Furnishing for depth
If you’re not ready to give up your white walls but you still want to create a moody vibe, try adding dark drapery, furniture and area rugs to contrast against lighter walls. Black-stained wood furniture can be a beautiful addition, Dirkse says, along with black architectural accents and decor.
Dark and moody needs to be well-balanced too, Usman says. If you go with a dark paint choice for walls and ceilings, lighter furnishings and artwork can help prevent a space from feeling too dark or drab.
Accessorize with houseplants and vintage finds, and add warmth by choosing wood furnishings. Then layer on rattan, wicker, boucle and linen textiles and pillows, which Usman says will add some softness to dark and moody interiors.
The shine of metals in lighting and hardware can make a dark room pop, too.
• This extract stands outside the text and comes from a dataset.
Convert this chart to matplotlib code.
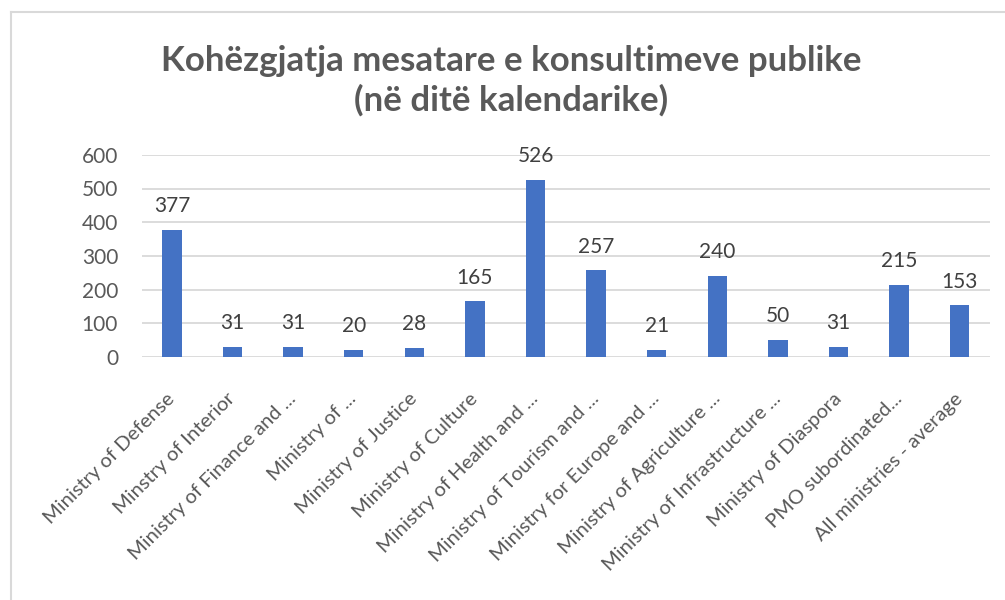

Usman likes accessorizing cabinetry with brass fixtures and hardware “for an antique, lived-in look.”
Consider tones that harmonize, Lind says. To contrast against a dark navy or charcoal wall, go with oatmeal or off-white pillows rather than bright white, which could be jarring.
And remember, dosing a room with darker hues doesn’t mean the whole house will suddenly feel heavy or dark.
“[Creating a dark room] can help an adjoining space feel larger and different, due to the contrast,” Dirkse says. So you might get that even-brighter room after all — just down the hall.
Choosing the right paint color
If you’re think about taking your interior over to the dark side, here are a few recommendations from Usman, Dirkse and Lind for paint colors that will help get you started.
Usman: Paean Black and Railings, both from Farrow & Ball; and Onyx and Wrought Iron, both from Benjamin Moore.
Dirkse: Lead Gray 2131-30 and Townsend Harbor Brown HC-65, from Benjamin Moore.
Lind: Duck Green and Scotch Blue, from Farrow & Ball.